Joy Duck Club
By KF Seetoh - Friday, Oct 05, 2018
It’s easy to enjoy a platter of Cantonese roast meats- laid out prettily on a long plate with a row of shiny dark brown roast duck, another of roast pork with crispy crackling and some cha siew gleaming with malt honey bbq sauce. It all sit above a bed of cool cucumbers all a ready to be devoured with a mount of steamed rice doused with the stall’s rendition of a Cantonese bbq sauce redolent with hoisin, malt honey and duck fat drippings. All, so easy to like but, not an easy tradition to hold onto. Folks have high expectations of this dish and not enough information out there to make good ones. I sense this dish will slowly fade away and resurface for a new clueless generation, made by robots in a central kitchen (it’s not all difficult to make a meh version in a factory).
But, making good Cantonese roast is not just about the recipe, like how you would find on YouTube. It’s about technique, not often relayed accurately online as there are “secret” methods you would not find there. Even the duck breed has to be carefully chosen for purpose- the “fat under the skin” breed for roasting and the fatter, meatier variety for braised renditions. It is now increasingly getting difficult to find really comforting roast meat hawker stalls. Cost is increasing and quality is diminishing plus, not many want to enter the market, let along the complex roast meat hawker stall business. And if you can, go easy on those mass market $16 roast ducks, my late foodie father would turn in his grave if ever offered this at his altar. Many reviews I find online are not reliable and at best shallow to me. Then I came across this unheralded stall, just walking around and saw this. Nothing fancy out front- with some roast ducks, cha siew and roast pork hanging out shining under the warm spot lights.
But when you tuck in, you know that there are masters behind this stall.
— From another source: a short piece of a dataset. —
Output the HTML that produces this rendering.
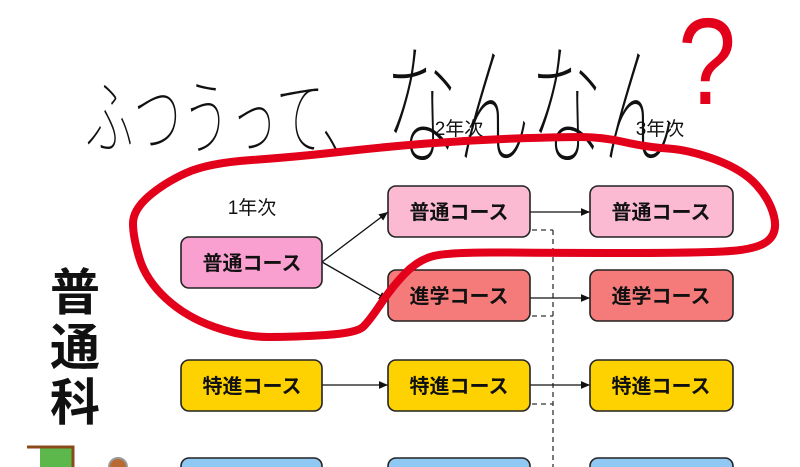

They have at least three outlets but this is where I tried, twice. The hired cooks tell me they move around each stall but it was very consistent. For one, you see the Apollo oven, that ubiquitous charcoal roast meat drum used to fire up the meats. It’s a skill all it’s own- the control of charcoal fire temperate and the marinate plus plating skills- done the way we all have grown accustomed to and like- a mount-full, shiny, stacked neatly and is juicy. The roast duck ($44 for whole duck) was my favourite as it came with roasty skin and moist juicy meat. There is faint wistful hint of dang gui herbs used but it’s just enough to contain the offending gaminess. A half bird is good enough for at least four people.
The cha siew was like how I like them- chunky bold slices with charred edges (actually burnt marinade) and the flavour permeates through the meat. You can imagine how satisfying it is to sink in on a sliver, over soft fluffy rice spoon over with some of their bbq sauce. They texture and flavour of the meat with a lightly sauced rice. Ooolala.
Their sio bak or roast pork is classic hawker style. They “over“ the crackling till it comes black and charred, then scraped the outer layer off to reveal thin divinely crispy skin- ever so gently on the mouth (it’s often too thick if you use the whole thick skin and can be undercooked underneath).
Long live good Cantonese Roast culture!